Consumption of organic food can improve health3 min read . Updated: 16 Jan 2019, 08:37 AM IST
Healthy Buddha delivers organic vegetables and fruits to customers in Bengaluru and north Goa
In 2013, when Anurag Dalmia’s wife was expecting and their doctor suggested switching to organic food, he realized how challenging it was to get hold of fresh organic fruits and vegetables on a regular basis. “It was restricted to a few pockets, the quality wasn’t consistent and there was never enough variety or stock," recalls Dalmia. It was to address these pain points that Dalmia joined hands with friend and former colleague, Gautham P.B., to launch Healthy Buddha in 2014. With over a decade of corporate experience in India and abroad, the duo had always wanted to launch their own enterprise. In fact, Gautham, who had grown up on farm fresh produce on his father’s 50 acre organic farm in Tamil Nadu, managed to glean a lot of information on organic farming as well as farmer contacts from the latter.
Today, Healthy Buddha delivers organic vegetables and fruits to customers in Bengaluru and north Goa, apart from which they also stock both perishable and non-perishable products such as foodgrains, cereals, pulses, oils and dry fruits in retail outlets across Bengaluru as well as a few stores in Mumbai and Hyderabad.
Growing as a movement
While they started out cautiously—Gautham, who was still employed with Capgemini in 2014, talks about how both of them would take orders and do deliveries on weekends. They soon realized that there was enough demand to make this a full-time business. “Today, we have 50 employees and a 6,000 sq. ft warehouse in Marathahalli. Our business is growing 40% year on year," Gautham claims. Dalmia attributes this growth to how awareness about organic food has become more commonplace today. “In the first two years, we had to convince customers about why they should be eating organic food. Now, the conversation has changed to customers questioning us about how they can verify if the produce is truly organic," he adds. To facilitate this, they organize monthly farm visits to show customers how the produce is grown. “I must have taken about 300 customers last year itself," Gautham says.
Challenges in the segment
Since they deal with naturally grown produce, Gautham says that there is an element of inconsistency in terms of quality or availability due to external factors such as weather conditions and pests. To counter this, they have partnered with several farms in and around Bengaluru apart from setting up their own model farms where they grow 80% of the greens and vegetables. For fruits, they source from across India—for instance, oranges from Nagpur, apples from Kashmir, grapes from Solapur, etc. “Also, on our website, customers can specify things like whether they want slightly raw bananas, fully ripe tomatoes or a medium or big sized cabbage," Gautham explains. Typically, the vegetables are delivered within 24-36 hours of being harvested.

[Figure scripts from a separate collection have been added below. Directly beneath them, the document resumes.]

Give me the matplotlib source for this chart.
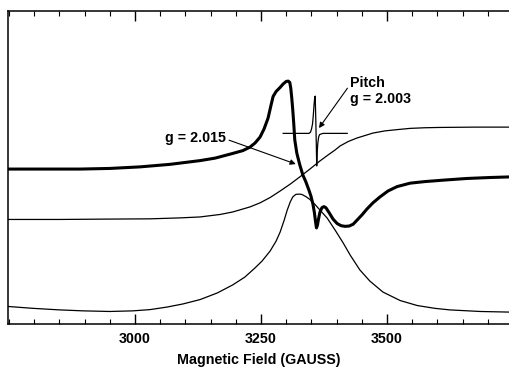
import matplotlib
matplotlib.use('Agg')
import matplotlib.pyplot as plt
from matplotlib.ticker import MultipleLocator

plt.rcParams['font.family'] = ['Liberation Sans', 'DejaVu Sans']
plt.rcParams['font.weight'] = 'bold'

# derivative EPR spectrum (thick)
deriv_x = [2748, 2831, 2891, 2950, 3010, 3069, 3129, 3159, 3194, 3214, 3228, 3238,
           3248, 3256, 3264, 3270, 3274, 3280, 3288, 3294, 3300, 3304, 3307, 3309,
           3311, 3313, 3315, 3317, 3321, 3327, 3333, 3339, 3345, 3349, 3353, 3356,
           3358, 3360, 3362, 3364, 3367, 3371, 3375, 3379, 3385, 3393, 3401, 3409,
           3417, 3425, 3433, 3440, 3450, 3460, 3472, 3486, 3502, 3520, 3546, 3575,
           3615, 3659, 3704, 3744]
deriv_y = [49.5, 49.5, 49.5, 49.7, 50.2, 51.0, 52.2, 53.0, 54.5, 55.4, 56.5, 57.8,
           59.7, 62.3, 65.8, 70.0, 72.7, 74.3, 75.6, 76.7, 77.5, 77.6, 77.2, 75.4,
           72.2, 68.4, 63.9, 58.8, 54.6, 50.8, 47.6, 45.4, 42.8, 40.9, 38.3, 35.5,
           32.9, 30.7, 31.6, 33.5, 35.8, 37.2, 37.5, 37.1, 35.6, 33.5, 32.1, 31.4,
           31.2, 31.3, 31.9, 33.1, 34.8, 36.7, 38.7, 40.6, 42.5, 43.9, 45.0, 45.5,
           46.0, 46.5, 46.8, 47.0]

# first integral (thin sigmoid)
integ_x = [2748, 2851, 2931, 3030, 3089, 3129, 3169, 3194, 3228, 3248, 3268, 3288,
           3308, 3327, 3347, 3367, 3383, 3397, 3407, 3423, 3440, 3456, 3472, 3496,
           3520, 3546, 3575, 3605, 3675, 3744]
integ_y = [33.4, 33.4, 33.5, 33.6, 33.9, 34.2, 35.0, 35.8, 37.4, 38.7, 40.4, 42.5,
           44.7, 47.0, 49.5, 52.1, 54.0, 55.6, 56.9, 58.3, 59.4, 60.2, 61.0, 61.7,
           62.1, 62.5, 62.7, 62.8, 62.9, 62.9]

# absorption (thin)
absn_x = [2748, 2798, 2851, 2897, 2950, 2996, 3030, 3063, 3095, 3129, 3163, 3194,
          3218, 3238, 3252, 3268, 3280, 3288, 3296, 3302, 3308, 3313, 3319, 3325,
          3331, 3339, 3347, 3357, 3367, 3381, 3397, 3413, 3427, 3446, 3466, 3492,
          3526, 3560, 3595, 3625, 3685, 3744]
absn_y = [5.6, 5.0, 4.5, 4.2, 4.0, 4.2, 4.6, 5.4, 6.4, 7.8, 9.9, 12.5,
          15.0, 17.9, 20.1, 23.3, 26.5, 29.4, 33.2, 36.4, 39.0, 40.6, 41.4, 41.5,
          41.4, 40.7, 39.8, 38.2, 36.4, 33.9, 30.0, 25.9, 22.0, 17.3, 13.7, 10.2,
          7.5, 5.9, 5.0, 4.5, 4.0, 3.8]

# pitch reference line
pitch_x = [3294.0, 3345.2, 3348.2, 3350.2, 3352.2, 3353.8, 3355.2, 3356.6, 3357.5,
           3358.7, 3359.7, 3360.5, 3361.5, 3362.7, 3364.3, 3366.1, 3369.1, 3373.0,
           3421.0]
pitch_y = [60.9, 60.9, 61.3, 62.3, 63.9, 66.8, 70.0, 72.5, 72.8,
           65.2, 57.2, 50.5, 54.9, 57.8, 59.7, 60.5, 60.7, 60.9,
           60.9]

fig = plt.figure(figsize=(5.1, 3.68), dpi=100)
ax = fig.add_axes([8 / 510, 1 - 324 / 368, 1 - 8 / 510, (324 - 11) / 368])

ax.plot(deriv_x, deriv_y, color='black', lw=2.2, solid_joinstyle='round')
ax.plot(integ_x, integ_y, color='black', lw=0.9)
ax.plot(absn_x, absn_y, color='black', lw=0.9)
ax.plot(pitch_x, pitch_y, color='black', lw=0.9)

ax.set_xlim(2748, 3744)
ax.set_ylim(0, 100)
ax.spines['right'].set_visible(False)
for s in ['left', 'top', 'bottom']:
    ax.spines[s].set_linewidth(1.1)

ax.xaxis.set_major_locator(MultipleLocator(250))
ax.xaxis.set_minor_locator(MultipleLocator(50))
ax.tick_params(axis='x', which='major', direction='in', length=7, width=1,
               top=True, labelsize=10.3, pad=6)
ax.tick_params(axis='x', which='minor', direction='in', length=3.5, width=0.8, top=True)
ax.set_yticks([])
ax.set_xticks([3000, 3250, 3500])
ax.set_xlabel('Magnetic Field (GAUSS)', fontsize=10.3, fontweight='bold', labelpad=5)

ax.annotate('g = 2.015', xy=(3319, 51.1), xytext=(3060, 59.5), fontsize=10.3,
            fontweight='bold', va='center', ha='left',
            arrowprops=dict(arrowstyle='-|>', color='black', lw=0.8,
                            mutation_scale=8, shrinkA=0, shrinkB=0,
                            relpos=(1.0, 0.4)))
ax.annotate('Pitch\ng = 2.003', xy=(3365, 62.6), xytext=(3427, 74.5), fontsize=10.3,
            fontweight='bold', va='center', ha='left', linespacing=1.15,
            arrowprops=dict(arrowstyle='-|>', color='black', lw=0.8,
                            mutation_scale=8, shrinkA=0, shrinkB=0,
                            relpos=(0.0, 0.72)))

fig.savefig('out.png', dpi=100)
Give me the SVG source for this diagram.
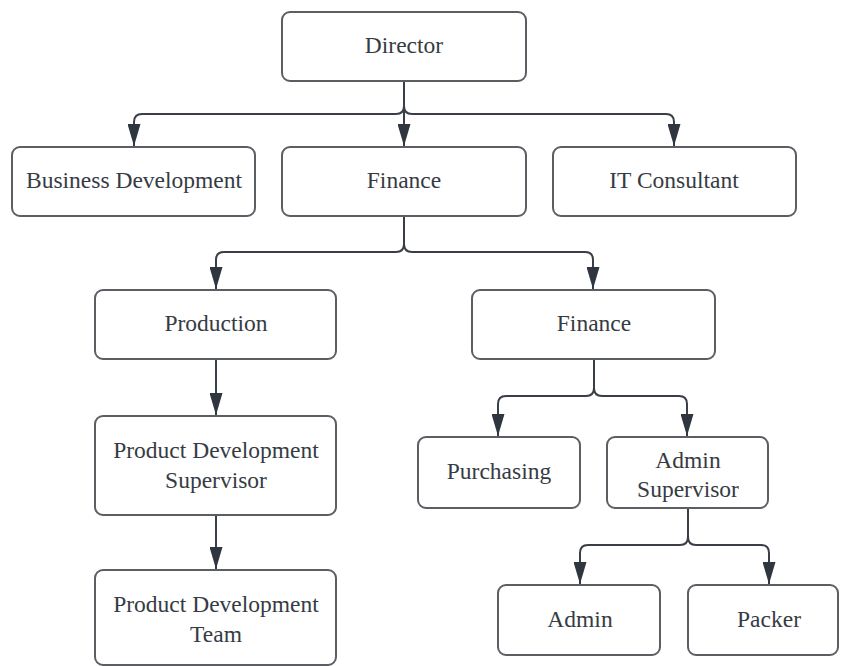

At the back end, it took some time to convince farmers to grow organic produce since yield or productivity is initially lower compared to non-organic farming. According to Dalmia, less than 1% of cultivated land in India is under organic farming. Due to this, they have had to pay a higher price to the farmers for the produce as well. “In the last 50 years, most of the know-how related to organic farming has been lost," says Gautham, adding that they supply technical inputs as well as seeds to their partner farms.
Organic makes sense
According to Dalmia, most of their customers switch to organic food due to some illness in the family or if they have children. Then there are the health conscious millennials or those who have travelled or lived abroad and have been exposed to the benefits of eating organic. “Many of our customers come back to us to say that their doctor visits have come down, immunity has increased and gastro problems have reduced," he reveals. Even though organic produce is more expensive (30-40% at the basket level, which translates to ₹ 1,500-2,500 per month for a family of four, as Dalmia says), the pay-offs in terms of promoting healthier lifestyles and supporting eco-friendly farming are much higher.
Ode to Organic is a series that looks at organic product sellers and suppliers and why consumers are choosing this range.